** start RECORDS PROVIDED **
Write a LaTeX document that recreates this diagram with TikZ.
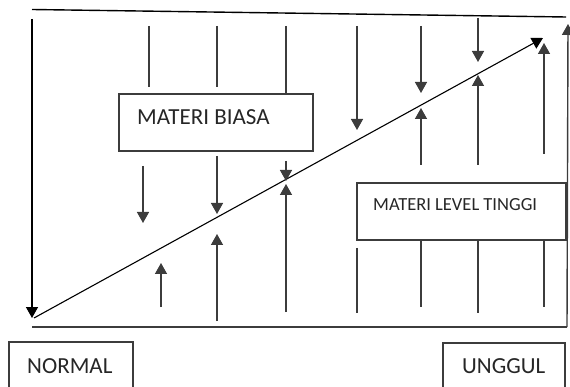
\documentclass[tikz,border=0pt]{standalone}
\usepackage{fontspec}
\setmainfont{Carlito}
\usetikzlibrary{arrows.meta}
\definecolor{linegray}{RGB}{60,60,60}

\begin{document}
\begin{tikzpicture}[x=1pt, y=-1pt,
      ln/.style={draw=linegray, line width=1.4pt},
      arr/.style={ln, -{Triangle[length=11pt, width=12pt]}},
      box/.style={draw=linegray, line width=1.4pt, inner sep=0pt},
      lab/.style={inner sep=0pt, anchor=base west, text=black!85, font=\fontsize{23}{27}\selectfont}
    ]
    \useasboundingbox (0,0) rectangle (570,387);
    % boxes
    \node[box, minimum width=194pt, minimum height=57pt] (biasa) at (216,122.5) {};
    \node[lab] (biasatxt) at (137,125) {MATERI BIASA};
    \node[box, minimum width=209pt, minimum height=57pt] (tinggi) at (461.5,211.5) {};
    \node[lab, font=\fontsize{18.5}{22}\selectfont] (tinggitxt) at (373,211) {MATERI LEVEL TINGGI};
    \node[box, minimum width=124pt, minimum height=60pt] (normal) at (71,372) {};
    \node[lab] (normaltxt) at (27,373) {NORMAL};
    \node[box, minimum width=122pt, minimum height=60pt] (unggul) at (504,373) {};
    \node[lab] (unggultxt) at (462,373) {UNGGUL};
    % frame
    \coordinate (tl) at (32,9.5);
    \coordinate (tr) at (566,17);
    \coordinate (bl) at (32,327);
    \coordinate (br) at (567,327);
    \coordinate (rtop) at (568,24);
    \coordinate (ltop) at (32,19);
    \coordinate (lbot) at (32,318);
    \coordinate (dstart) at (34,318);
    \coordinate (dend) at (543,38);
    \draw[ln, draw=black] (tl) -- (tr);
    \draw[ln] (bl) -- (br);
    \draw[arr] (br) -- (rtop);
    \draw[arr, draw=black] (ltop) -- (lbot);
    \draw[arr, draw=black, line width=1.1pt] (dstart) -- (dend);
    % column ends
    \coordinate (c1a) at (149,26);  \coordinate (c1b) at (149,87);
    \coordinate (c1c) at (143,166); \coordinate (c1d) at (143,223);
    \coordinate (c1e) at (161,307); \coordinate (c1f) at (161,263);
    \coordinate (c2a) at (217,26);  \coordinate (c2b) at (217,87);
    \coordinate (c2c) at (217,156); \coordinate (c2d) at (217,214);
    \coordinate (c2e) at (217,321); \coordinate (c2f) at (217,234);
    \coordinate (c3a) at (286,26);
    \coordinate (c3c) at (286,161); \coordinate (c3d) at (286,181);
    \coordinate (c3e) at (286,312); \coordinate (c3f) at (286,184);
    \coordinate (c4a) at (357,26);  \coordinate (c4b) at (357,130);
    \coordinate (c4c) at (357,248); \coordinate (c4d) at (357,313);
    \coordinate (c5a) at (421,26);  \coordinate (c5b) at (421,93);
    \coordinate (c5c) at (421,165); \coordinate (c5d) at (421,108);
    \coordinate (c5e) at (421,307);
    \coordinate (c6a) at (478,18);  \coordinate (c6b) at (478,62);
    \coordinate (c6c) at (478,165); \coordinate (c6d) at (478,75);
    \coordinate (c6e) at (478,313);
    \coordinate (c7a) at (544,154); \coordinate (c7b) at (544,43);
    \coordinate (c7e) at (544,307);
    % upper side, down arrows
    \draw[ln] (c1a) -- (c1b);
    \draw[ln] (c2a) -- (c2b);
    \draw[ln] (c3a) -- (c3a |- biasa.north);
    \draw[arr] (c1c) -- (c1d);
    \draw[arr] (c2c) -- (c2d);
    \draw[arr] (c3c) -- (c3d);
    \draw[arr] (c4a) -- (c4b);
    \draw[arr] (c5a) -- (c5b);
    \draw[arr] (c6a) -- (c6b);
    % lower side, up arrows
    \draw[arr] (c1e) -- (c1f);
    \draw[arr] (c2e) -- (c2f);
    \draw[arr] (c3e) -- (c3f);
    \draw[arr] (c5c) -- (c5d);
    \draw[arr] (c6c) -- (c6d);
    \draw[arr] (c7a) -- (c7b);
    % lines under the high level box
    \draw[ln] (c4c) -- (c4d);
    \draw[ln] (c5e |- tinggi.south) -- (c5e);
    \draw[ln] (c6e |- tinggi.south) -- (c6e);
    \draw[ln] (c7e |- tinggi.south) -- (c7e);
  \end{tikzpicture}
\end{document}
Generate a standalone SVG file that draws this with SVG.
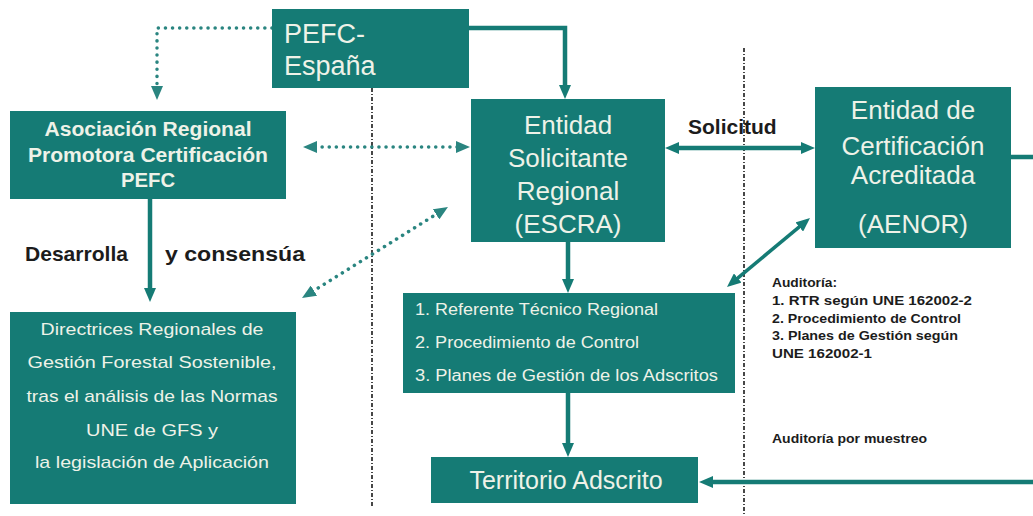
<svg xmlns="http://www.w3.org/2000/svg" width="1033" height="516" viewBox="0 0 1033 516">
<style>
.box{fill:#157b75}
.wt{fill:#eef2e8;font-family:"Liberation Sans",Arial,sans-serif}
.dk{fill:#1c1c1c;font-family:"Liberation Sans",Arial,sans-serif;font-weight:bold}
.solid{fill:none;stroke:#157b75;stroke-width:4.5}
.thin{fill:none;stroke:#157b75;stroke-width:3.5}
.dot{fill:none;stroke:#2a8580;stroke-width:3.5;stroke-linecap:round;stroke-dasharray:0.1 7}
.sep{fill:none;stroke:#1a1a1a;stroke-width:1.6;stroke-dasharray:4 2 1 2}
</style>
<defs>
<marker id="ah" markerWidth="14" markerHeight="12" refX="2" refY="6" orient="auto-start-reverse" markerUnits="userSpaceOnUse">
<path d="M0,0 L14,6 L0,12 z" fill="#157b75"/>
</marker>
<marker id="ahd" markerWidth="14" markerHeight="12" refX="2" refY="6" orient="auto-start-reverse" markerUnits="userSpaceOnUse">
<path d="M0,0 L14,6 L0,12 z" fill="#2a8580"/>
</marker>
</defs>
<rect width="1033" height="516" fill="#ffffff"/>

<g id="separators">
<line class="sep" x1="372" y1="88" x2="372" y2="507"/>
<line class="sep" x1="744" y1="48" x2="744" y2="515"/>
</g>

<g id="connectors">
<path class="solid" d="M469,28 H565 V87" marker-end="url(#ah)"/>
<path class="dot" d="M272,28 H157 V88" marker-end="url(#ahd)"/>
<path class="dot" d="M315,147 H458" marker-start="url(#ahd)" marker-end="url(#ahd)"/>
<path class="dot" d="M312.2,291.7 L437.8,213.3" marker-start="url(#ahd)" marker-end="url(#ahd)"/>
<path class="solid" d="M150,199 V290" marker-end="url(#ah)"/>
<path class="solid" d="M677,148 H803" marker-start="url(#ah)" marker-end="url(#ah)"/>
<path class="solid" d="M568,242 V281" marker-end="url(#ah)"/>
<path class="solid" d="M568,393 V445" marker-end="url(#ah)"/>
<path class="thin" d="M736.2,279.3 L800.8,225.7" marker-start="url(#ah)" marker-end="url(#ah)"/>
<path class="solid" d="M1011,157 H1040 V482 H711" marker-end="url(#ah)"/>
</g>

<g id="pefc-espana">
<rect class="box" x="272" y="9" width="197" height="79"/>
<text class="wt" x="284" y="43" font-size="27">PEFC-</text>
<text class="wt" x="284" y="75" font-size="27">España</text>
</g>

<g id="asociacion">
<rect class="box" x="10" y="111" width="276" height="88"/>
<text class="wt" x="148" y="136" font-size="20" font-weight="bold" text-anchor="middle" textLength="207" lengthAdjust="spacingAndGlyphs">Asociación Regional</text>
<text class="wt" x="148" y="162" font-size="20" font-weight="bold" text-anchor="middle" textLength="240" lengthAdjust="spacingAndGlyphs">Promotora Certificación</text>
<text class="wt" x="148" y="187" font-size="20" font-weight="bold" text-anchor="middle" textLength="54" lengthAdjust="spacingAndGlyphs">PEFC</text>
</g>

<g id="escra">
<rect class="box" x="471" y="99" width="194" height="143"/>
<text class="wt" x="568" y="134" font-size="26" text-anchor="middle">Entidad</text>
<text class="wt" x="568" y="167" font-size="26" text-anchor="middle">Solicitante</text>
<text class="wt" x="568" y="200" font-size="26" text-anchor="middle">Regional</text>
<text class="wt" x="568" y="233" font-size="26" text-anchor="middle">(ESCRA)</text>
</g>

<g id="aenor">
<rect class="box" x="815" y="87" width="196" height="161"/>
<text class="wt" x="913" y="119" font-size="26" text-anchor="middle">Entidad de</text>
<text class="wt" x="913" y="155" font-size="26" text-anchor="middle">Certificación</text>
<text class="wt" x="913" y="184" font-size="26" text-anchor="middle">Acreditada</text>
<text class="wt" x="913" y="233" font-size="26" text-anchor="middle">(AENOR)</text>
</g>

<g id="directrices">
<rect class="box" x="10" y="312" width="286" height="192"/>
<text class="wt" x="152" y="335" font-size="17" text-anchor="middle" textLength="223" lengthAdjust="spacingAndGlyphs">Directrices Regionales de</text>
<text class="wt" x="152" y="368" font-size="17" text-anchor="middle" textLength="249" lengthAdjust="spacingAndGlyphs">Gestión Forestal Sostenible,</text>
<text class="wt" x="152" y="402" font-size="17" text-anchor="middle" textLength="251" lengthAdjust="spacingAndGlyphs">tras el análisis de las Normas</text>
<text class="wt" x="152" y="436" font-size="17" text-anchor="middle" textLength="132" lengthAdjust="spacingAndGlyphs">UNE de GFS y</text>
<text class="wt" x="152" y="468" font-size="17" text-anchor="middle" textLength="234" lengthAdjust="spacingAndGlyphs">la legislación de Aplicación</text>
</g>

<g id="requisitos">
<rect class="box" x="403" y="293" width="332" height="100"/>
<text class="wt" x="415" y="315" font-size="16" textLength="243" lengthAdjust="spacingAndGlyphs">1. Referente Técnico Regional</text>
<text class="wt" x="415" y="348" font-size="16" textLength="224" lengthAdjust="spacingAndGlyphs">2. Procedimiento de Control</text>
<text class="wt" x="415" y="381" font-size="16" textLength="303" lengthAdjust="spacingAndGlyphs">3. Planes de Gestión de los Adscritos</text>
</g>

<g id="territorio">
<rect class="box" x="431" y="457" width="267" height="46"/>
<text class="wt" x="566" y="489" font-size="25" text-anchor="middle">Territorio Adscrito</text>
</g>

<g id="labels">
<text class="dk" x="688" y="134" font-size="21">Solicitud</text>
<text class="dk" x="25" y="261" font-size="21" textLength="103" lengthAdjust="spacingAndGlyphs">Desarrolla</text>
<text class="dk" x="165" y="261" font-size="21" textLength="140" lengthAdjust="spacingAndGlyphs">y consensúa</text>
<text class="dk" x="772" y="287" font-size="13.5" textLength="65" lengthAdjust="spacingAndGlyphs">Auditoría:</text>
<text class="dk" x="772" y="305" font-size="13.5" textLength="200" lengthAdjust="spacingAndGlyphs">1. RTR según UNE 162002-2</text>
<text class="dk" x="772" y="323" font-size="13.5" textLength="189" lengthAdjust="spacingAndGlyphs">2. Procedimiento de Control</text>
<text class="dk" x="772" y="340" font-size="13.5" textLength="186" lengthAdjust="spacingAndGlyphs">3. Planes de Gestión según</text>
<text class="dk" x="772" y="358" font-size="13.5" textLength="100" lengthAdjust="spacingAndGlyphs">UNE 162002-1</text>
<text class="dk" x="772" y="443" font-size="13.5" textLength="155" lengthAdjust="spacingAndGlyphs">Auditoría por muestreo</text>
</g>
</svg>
** end RECORDS PROVIDED **
For the listing above, give the number of lines in which the string "with" occurs, and nothing else.

2